The WSOP is wide-open to anyone with the proper buy-in. The last one standing wins most of the spoils. Survive a couple of days swimming with sharks and devour the waves of lambs being led to the slaughter, and you too can become the newest WSOP champion. Inside of a three-day weekend, I’ve witnessed rube amateurs wander into the Amazon Ballroom with $14 in their checking account and leave Vegas with enough money to pay off their mortgage. I’ve witnessed pros (with six-figures of makeup) wipe out their debts with a single deep run. One day you’re eating off the $1 Menu at McDonald’s, then next you’re crushing $100 filets of grass-fed Kobe beef and exotic sushi dishes you never knew existed.
The WSOP doesn’t offer up vacant promises and empty dreams like politicians. The WSOP doesn’t provide escapism like Hollywood and a chance to hide from the harsh realities of the world. The average poker player isn’t a hopeless dreamer hopelessly buying $100 worth of POWERBALL tickets. The average player isn’t a crusty old man hoping to hit the Superfecta at Belmont, or like your grandmother donking off your inheritance at the Lion’s Share slots.
Ever fondle a $10,000 stack of $100 bills? How about bear hugging a small pyramid of cash? The WSOP Main Event Champion gets that dubious honor, sort of the proverbial victory lap for poker players. Win the big one and a menagerie of international press snaps a photo of you jubilantly hoisting bricks of greenbacks over your head, thereby enshrining your shit-eating grin for eternity.

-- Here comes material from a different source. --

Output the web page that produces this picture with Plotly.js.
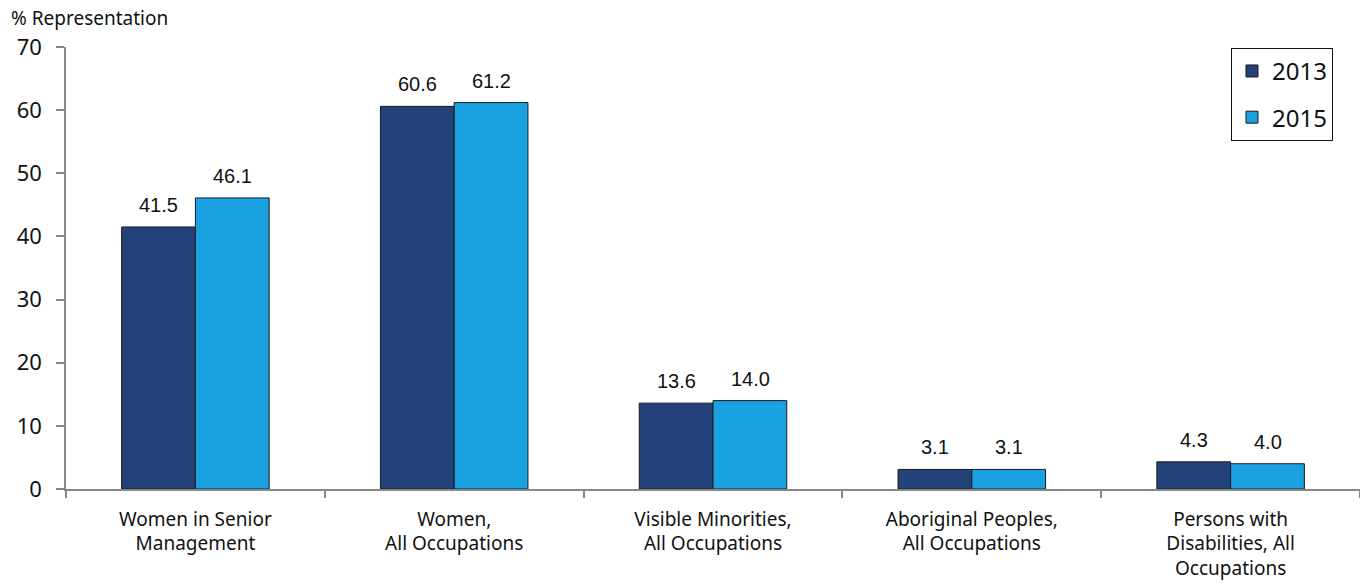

You know the analogy with the carrot dangling on a stick in front of the donkey to make the cart move faster? Well that’s the illusion of the American Dream. The WSOP is the antithesis of the donkey cart/carrot scam. The WSOP offers a legit chance at an actual payoff. We’re constantly getting shortchanged by the Man, yet the WSOP is where a redistribution of wealth and financial magic occurs on a daily basis. Welcome to the donkey revolution, where donkeys finally get to feast on the carrot.